NZ Earthquake Damage "Unsurvivable"
The BBC reports:
Hopes are fading of finding survivors beneath collapsed buildings in the aftermath of Tuesday's earthquake in the New Zealand city of Christchurch.
Ninety-eight bodies have now been recovered and taken to a temporary morgue. Prime Minister John Key said that number could rise substantially.
Police have said 226 people are missing - up to 120 of them at one site alone.
But they have also insisted it remains a rescue operation and that specialists are still hunting for signs of life.
The earthquake struck at a shallow depth of 5km (3.1 miles) early in the afternoon on Tuesday, when the South Island city was at its busiest.
It was Christchurch's second major tremor in five months, and New Zealand's deadliest natural disaster for 80 years.
'Unsurvivable'
Hundreds of foreign search and rescue specialists - from the US, UK, Japan, Singapore and Taiwan - arrived in the city on Thursday to help police and soldiers combing through the dangerously unstable ruins.

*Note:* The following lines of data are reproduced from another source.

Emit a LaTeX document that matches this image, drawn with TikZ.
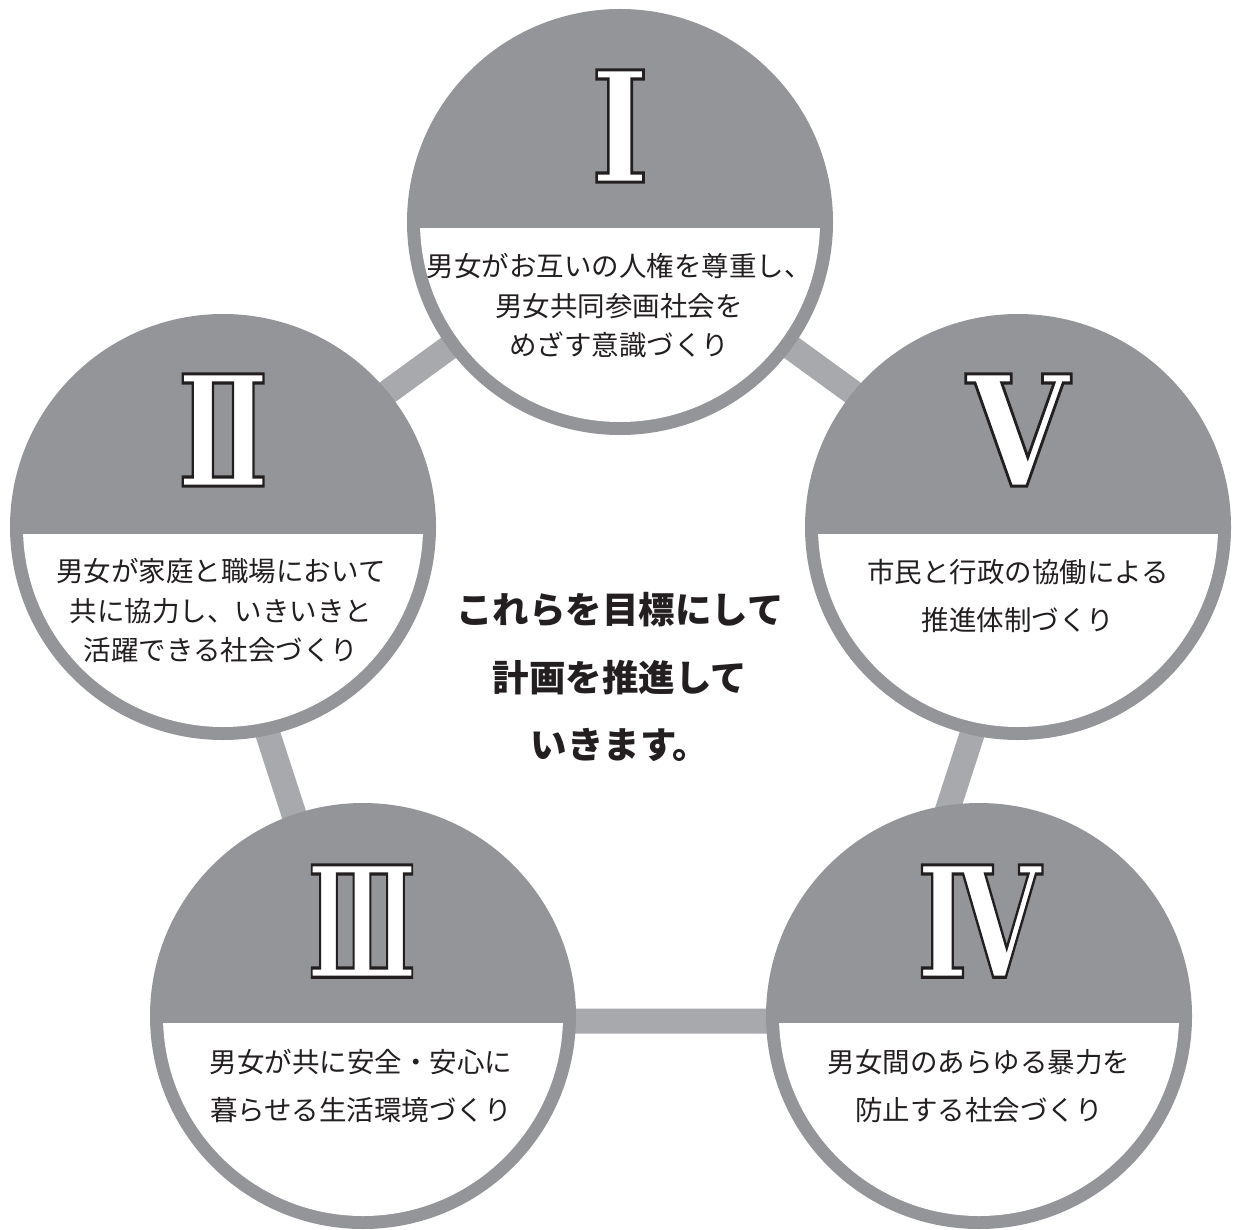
\documentclass[tikz,border=0pt]{standalone}
\usepackage{fontspec}
\usepackage{graphicx}
\usetikzlibrary{calc}
\newfontfamily\jpfont{Noto Sans CJK JP}
\newfontfamily\numfont{DejaVu Serif}
\definecolor{cgray}{RGB}{147,149,152}
\definecolor{bgray}{RGB}{167,169,172}
\definecolor{ink}{RGB}{35,31,32}
\newcommand\outlined[1]{{\color{white}\special{pdf:literal direct 0.137 0.122 0.125 RG 1.6 w 2 Tr}#1\special{pdf:literal direct 0 Tr}}}
\tikzset{
  disc/.style={circle, fill=cgray, minimum size=213pt, inner sep=0pt},
  bar/.style={draw=bgray, line width=12.5pt, line join=miter},
  body/.style={font=\jpfont\fontsize{13.75pt}{19.75pt}\selectfont, text=ink, align=center, inner sep=0pt},
  bodytwo/.style={font=\jpfont\fontsize{13.75pt}{24.25pt}\selectfont, text=ink, align=center, inner sep=0pt},
  lead/.style={font=\jpfont\bfseries\fontsize{18.25pt}{33.75pt}\selectfont, text=ink, align=center, inner sep=0pt},
  numeral/.style={inner sep=0pt, font=\numfont\bfseries\fontsize{77pt}{77pt}\selectfont}
}
\begin{document}
\begin{tikzpicture}[x=0.5pt,y=-0.5pt]
\useasboundingbox[fill=white] (0,0) rectangle (1234,1229);
% pentagon ring
\coordinate (p1) at (620,223);
\coordinate (p2) at (201,528);
\coordinate (p3) at (361,1021);
\coordinate (p4) at (879,1021);
\coordinate (p5) at (1039,528);
\draw[bar] (p1) -- (p2) -- (p3) -- (p4) -- (p5) -- cycle;
% discs
\node[disc] (c1) at (620,222) {};
\node[disc] (c2) at (223,527) {};
\node[disc] (c3) at (363,1016) {};
\node[disc] (c4) at (979,1016) {};
\node[disc] (c5) at (1018,527) {};
\foreach \c in {c1,c2,c3,c4,c5}{
  \begin{scope}
    \clip ($(\c.center)+(-215,7)$) rectangle ($(\c.center)+(215,215)$);
    \fill[white] (\c.center) circle (200);
  \end{scope}
}
% numerals
\node[numeral] (r1) at (620,126) {\scalebox{0.81}[1]{\outlined{Ⅰ}}};
\node[numeral] (r2) at (223,430) {\scalebox{0.70}[1]{\outlined{Ⅱ}}};
\node[numeral] (r3) at (362,921) {\scalebox{0.58}[1]{\outlined{Ⅲ}}};
\node[numeral] (r4) at (979,921) {\scalebox{0.71}[1]{\outlined{Ⅳ}}};
\node[numeral] (r5) at (1018,430) {\scalebox{0.86}[1]{\outlined{Ⅴ}}};
% texts
\node[body] (t1) at (619,306) {男女がお互いの人権を尊重し、\\男女共同参画社会を\\めざす意識づくり};
\node[body] (t2) at (221,611) {男女が家庭と職場において\\共に協力し、いきいきと\\活躍できる社会づくり};
\node[bodytwo] (t3) at (361,1086) {男女が共に安全・安心に\\暮らせる生活環境づくり};
\node[bodytwo] (t4) at (979,1086) {男女間のあらゆる暴力を\\防止する社会づくり};
\node[bodytwo] (t5) at (1018,596) {市民と行政の協働による\\推進体制づくり};
\node[lead] (mid) at (620,677) {これらを目標にして\\計画を推進して\\いきます。};
\end{tikzpicture}
\end{document}
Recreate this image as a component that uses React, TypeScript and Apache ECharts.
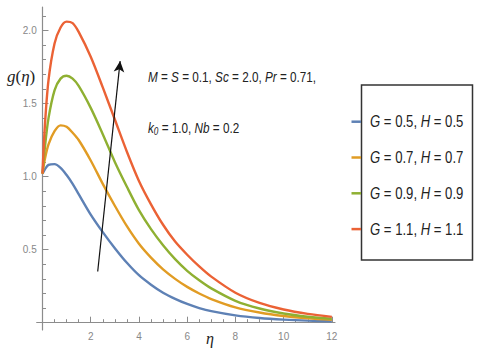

They used sniffer dogs, sound detectors, thermal imaging equipment and cameras to detect any signs of life, but as the day drew to a close there had been none. The last survivor was found Wednesday afternoon.
Despite the lack of results, many of the rescuers remained hopeful.
"Miracles happen and we're keeping that in the forefront of our minds. That sort of things drives you and pushes you on," Keith Norton told the Reuters news agency.
Superintendent Dave Cliff, the police district commander, said it had not yet turned into a recovery operation.